The Oath of Enlistment, what does it mean?
By Chief Master Sgt, Joseph Romeo, 633rd Mission Support Group
/ Published September 06, 2012
LANGLEY AIR FORCE BASE, Va. -- The other day I was reviewing Air Force Instruction 1-1, Air Force Standards, when I came across the Oath of Enlistment.
Immediately I thought to myself, the oath is a major part of who we are in the military.
It forms the bedrock of what we stand for and are willing to fight for. But I wonder if some of us who say those words that form the oath fully embrace what they mean and do we let them guide our military service.
Think about that for a moment.
We often reaffirm the oath during reenlistments for enlisted members and during promotions for enlisted and officers. This is a joyous occasion, either we are continuing our service or maybe receiving our next promotion. I think some view it as a ceremonial gesture. While it is part of the ceremony it is far more than a simple gesture or a formality to get through before the document signing if reenlisting or the refreshments after the ceremony.
I distinctly remember being administered the oath 28 years ago, almost as if it was just yesterday. I was at Fort Jackson, South Carolina going through my preparations to enlist in the U.S. Air Force. I stood in a room with at least 40 or 50 other people, all standing at what we called "attention," facing the front of the room. An officer entered and said he was going to administer the Oath of Enlistment to all of us. At this point, I had never heard the words so I had no idea as to what we were going to say.
We raised our right hands, as he asked us to, and began to recite after him. It seemed as if time stood still, because I mentally paused and reflected on the words I was repeating. I thought to myself this is not a joke - this is real.
Was I prepared to follow through on this oath?
As soon as he had administered the Oath of Enlistment, I immediately felt a strong sense of patriotism. I felt as if I was invincible. Don't laugh. I'm not sure why, but I was young, I really felt a sense of belonging to something bigger than myself.
After the feelings of patriotism and invincibility passed, a sense of nervousness came over me. As I replayed the words in my head again, I remembered...
will support and defend the constitution of the United States against all enemies, foreign and domestic and that I will bear true faith and allegiance to the same...
I thought, I could very well die. I would be defending the framework and the beliefs of a nation. I would do so against all enemies meaning I might have to fight to save my life, or another's, or our way of life. I might have to do it far removed from the safety of our country - but the country would be safe, or so I thought.
As we all know 9-11 took care of that so-called safety reassurance. To answer my nation's call, I would support the oath I took on foreign lands.
But the oath also stated domestic enemies, so that meant I might have to make a defensive stance in my own country - against my fellow Americans.
Could I do that, to a fellow American?
After a few moments of reflection, and looking to the Man Upstairs, the answer to all was an emphatic "yes, if I had to."
So now, what about faith and allegiance? I would have faith in my country especially if I fell into enemy hands. I would have faith America would do whatever she could to secure my freedom. I would also maintain my loyalty and duty to her because she is a part of me.

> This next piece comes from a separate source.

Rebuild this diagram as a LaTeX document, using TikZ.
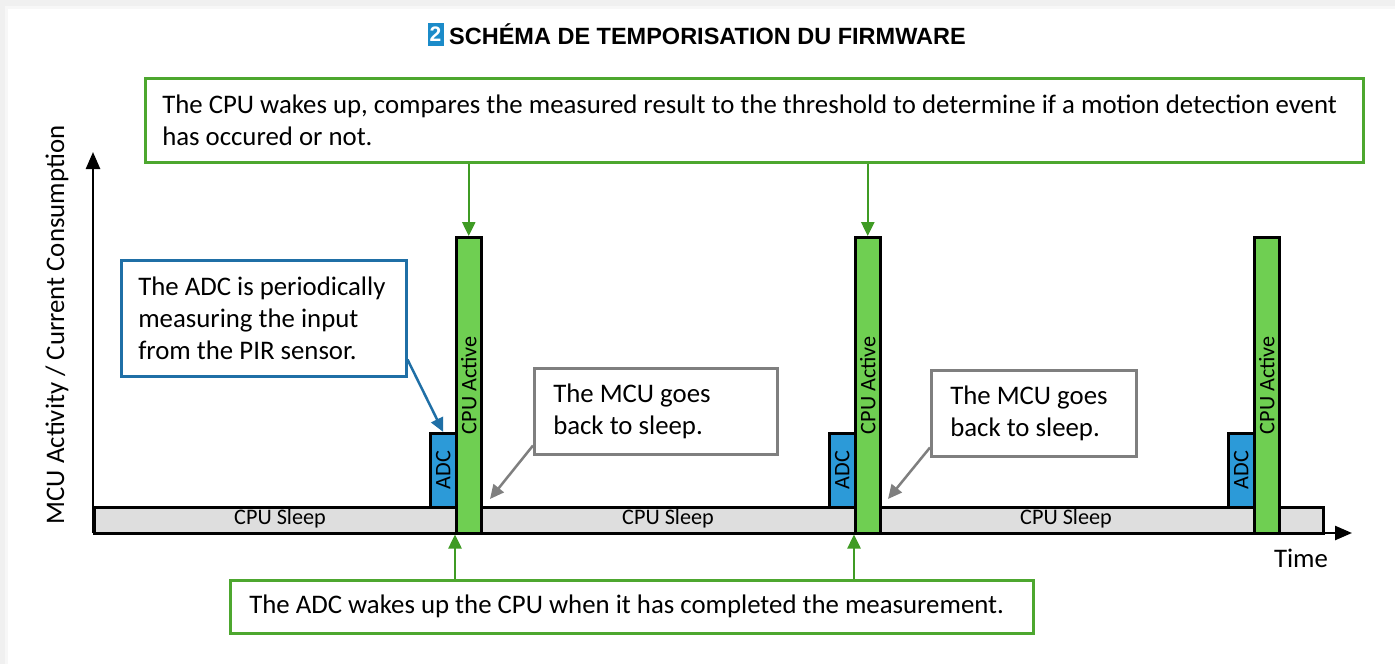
\documentclass[tikz,border=0pt]{standalone}
\usepackage{fontspec}
\setmainfont{Carlito}
\newfontfamily\headfont{Liberation Sans}
\usetikzlibrary{arrows.meta}
\definecolor{cpugreen}{HTML}{6FCF52}
\definecolor{boxgreen}{HTML}{4DA72F}
\definecolor{arrowgreen}{HTML}{3F9B24}
\definecolor{adcblue}{HTML}{2C9AD8}
\definecolor{noteblue}{HTML}{1F6FA6}
\definecolor{sleepgray}{HTML}{DEDEDE}
\definecolor{notegray}{HTML}{7F7F7F}
\definecolor{badgeblue}{HTML}{1B8BC9}
\begin{document}
\begin{tikzpicture}[x=1pt,y=-1pt,
  bar/.style={draw=black, line width=2.5pt, inner sep=0pt, anchor=north west},
  cpubar/.style={bar, fill=cpugreen, minimum width=25pt, minimum height=296pt},
  adcbar/.style={bar, fill=adcblue, minimum width=26pt, minimum height=74pt},
  barlabel/.style={rotate=90, inner sep=0pt, font=\fontsize{22.2}{24}\selectfont},
  note/.style={line width=2.5pt, fill=white, anchor=north west, align=flush left,
    inner xsep=19pt, inner ysep=0pt, font=\fontsize{26.8}{32}\selectfont},
  greennote/.style={note, draw=boxgreen},
  bluenote/.style={note, draw=noteblue},
  graynote/.style={note, draw=notegray},
  tipstyle/.style={-{Triangle[length=14pt,width=13pt]}},
  greenarrow/.style={tipstyle, draw=arrowgreen, line width=2.5pt},
  bluearrow/.style={tipstyle, draw=noteblue, line width=2.5pt},
  grayarrow/.style={tipstyle, draw=notegray, line width=2.5pt},
  axis/.style={line width=2.5pt, -{Triangle[length=17pt,width=14pt]}},
  axislabel/.style={font=\fontsize{26.8}{32}\selectfont}
]
\useasboundingbox (0,0) rectangle (1395,664);
% page and card
\fill[black!6] (0,0) rectangle (1395,664);
\fill[black!3] (5,6) rectangle (1395,664);
\fill[white] (8,9) rectangle (1395,664);

% heading
\node[fill=badgeblue, text=white, minimum width=16pt, minimum height=23pt, inner sep=0pt,
  font=\headfont\bfseries\fontsize{21}{22}\selectfont] (badge) at (435.5,34) {2};
\node[anchor=west, inner sep=0pt, font=\headfont\bfseries\fontsize{23.5}{26}\selectfont] (title) at (449,34)
  {SCHÉMA DE TEMPORISATION DU FIRMWARE};

% sleep band
\node[bar, fill=sleepgray, minimum width=1229pt, minimum height=26pt] (sleep) at (93,506) {};
\node[barlabel, rotate=-90] (s1) at (280,519) {CPU Sleep};
\node[barlabel, rotate=-90] (s2) at (668,519) {CPU Sleep};
\node[barlabel, rotate=-90] (s3) at (1066,519) {CPU Sleep};

% ADC conversions and CPU active bursts
\node[adcbar] (adc1) at (429,432) {};
\node[adcbar] (adc2) at (828,432) {};
\node[adcbar] (adc3) at (1227,432) {};
\node[cpubar] (cpu1) at (455,236) {};
\node[cpubar] (cpu2) at (854,236) {};
\node[cpubar] (cpu3) at (1253,236) {};
\foreach \i in {1,2,3}{
  \node[barlabel] (adct\i) at (adc\i.center) {ADC};
  \node[barlabel] (cput\i) at (cpu\i.center) {CPU Active};
}

% axes
\coordinate (origin) at (93,533);
\coordinate (ytip) at (93,152);
\coordinate (xtip) at (1352,533);
\draw[axis] (origin) -- (ytip);
\draw[axis] (origin) -- (xtip);
\node[axislabel, rotate=90] (ylab) at (57,325) {MCU Activity / Current Consumption};
\node[axislabel] (tlab) at (1301,558) {Time};

% callouts
\node[greennote, inner xsep=17pt, text width=1184pt, minimum height=84pt] (wake) at (144,77)
  {The CPU wakes up, compares the measured result to the threshold to determine if a motion detection event\\has occured or not.};
\node[greennote, text width=765pt, minimum height=53pt] (meas) at (229,579)
  {The ADC wakes up the CPU when it has completed the measurement.};
\node[bluenote, inner xsep=17pt, text width=251pt, minimum height=116pt] (adcnote) at (120,259)
  {The ADC is periodically\\measuring the input\\from the PIR sensor.};
\node[graynote, text width=205pt, minimum height=86pt] (back1) at (533,367)
  {The MCU goes\\back to sleep.};
\node[graynote, text width=167pt, minimum height=86pt] (back2) at (930,369)
  {The MCU goes\\back to sleep.};

% connectors
\draw[greenarrow] (cpu1.north |- wake.south) -- (cpu1.north);
\draw[greenarrow] (cpu2.north |- wake.south) -- (cpu2.north);
\draw[greenarrow] (cpu1.south west |- meas.north) -- (cpu1.south west);
\draw[greenarrow] (cpu2.south west |- meas.north) -- (cpu2.south west);
\draw[bluearrow] ([yshift=18pt]adcnote.south east) -- (adc1.north);
\coordinate (rest1) at (490,499);
\coordinate (rest2) at (888,499);
\draw[grayarrow] ([yshift=10pt]back1.south west) -- (rest1);
\draw[grayarrow] ([yshift=10pt]back2.south west) -- (rest2);
\end{tikzpicture}
\end{document}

I would and will obey the orders of the President of the United States, and the orders of the officers appointed over me according to regulations and the uniformed code of military justice, so help me God.
When I read this part, I wondered if we took the oath freely, why do we have so many breaches in discipline?
Before we ever really do anything in the military, we must accept the oath. So, what I am saying is we should have known what we were getting into. We agreed to follow the orders of those appointed over us. We all have bosses; but, we are all human and make mistakes.
I chose to join the military and part of making that official is the oath - the promise - we make to be a part of this elite group of Americans. We made that oral commitment so all will know what our country means to us and what we will do to defend it, its values, and the right to our way of life.